O coordenador-geral Abradep (Academia Brasileira de Direito Eleitoral e Político), Luiz Fernando Casagrande Pereira, avalia, no entanto, que a transmissão das lives do presidente tem evidente caráter de ato público.

"A lei diz expressamente: 'Desde que não tenham caráter de ato público'. Você não pode dizer que essa live não tem caráter de ato público. Ninguém está vedando o presidente de fazer encontros ou reuniões de campanha com aliados políticos. Nada é mais 'ato público' do que uma live transmitida para milhões de pessoas. Ele violou essa vedação final da lei."

"Ele anunciou que faria uma live por dia na próxima semana, dada a proximidade das eleições. Ou seja, ele deixou claro o caráter eleitoral. Não tem problema o caráter eleitoral em uma campanha, desde que não seja na residência oficial. E, além de tudo, tem a questão do tradutor de libras, pago com dinheiro público."

O advogado eleitoral Alberto Rollo também apontou que existe jurisprudência no TSE para permitir o uso da residência oficial pelo presidente da República para determinados atos de campanha durante as eleições e lembrou que ele tem o direito de concorrer à reeleição sem deixar o cargo —assim como governadores e prefeitos.
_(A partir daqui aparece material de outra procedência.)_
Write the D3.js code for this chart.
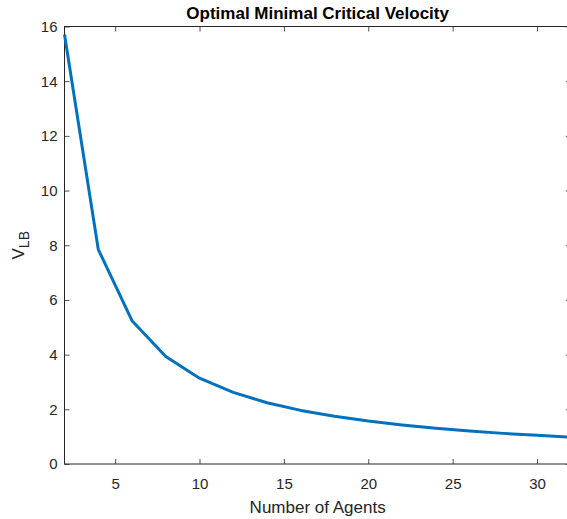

Por outro lado, Rollo explicou que o presidente não pode usar dinheiro público para fazer campanha. Por isso, é preciso esclarecer se há envolvimento de funcionários públicos na produção e transmissão das lives.

"A defesa pode apresentar o recibo das despesas eleitorais. [Informar se] tem uma equipe de produção de vídeo própria, identificar os equipamentos e explicar se o intérprete de libras presta serviços para a campanha."

Aliados do presidente criticaram a decisão do ministro Benedito Gonçalves.

O ex-chefe da Secom (Secretaria Especial de Comunicação Social) e hoje coordenador de comunicação da campanha do presidente, Fábio Wajngarten, afirmou pelas redes sociais que esse "é o maior absurdo jurídico" e ironizou a proibição.

"Proibir o presidente Jair Bolsonaro de fazer lives da sua própria casa é o maior absurdo jurídico que já testemunhei em toda a minha vida. Vou propor para fazermos as lives da calçada da rua. Venceremos mesmo assim", escreveu no Twitter.

"Ele mora no Alvorada. O presidente precisaria ser um sem teto para fazer uma live? Penso que talvez seja o caso de o TSE rever isso. [O Alvorada] é a residência dele, é onde ele mora. Isso tira a paridade de armas porque todos os outros candidatos podem fazer uma live em casa, nas suas residências", disse o vice-líder do governo na Câmara e candidato à reeleição José Medeiros (PL-MT).

Já o ex-secretário especial de cultura do governo Bolsonaro, Mário Frias, candidato a deputado federal, afirmou pelo Twitter que nunca viu "tamanho absurdo". "Benedito Gonçalves (o ministro que recebeu tapinhas na cara de Lula), atendeu pedido da campanha de Ciro e proibiu Bolsonaro de fazer transmissões ao vivo no Palácio da Alvorada."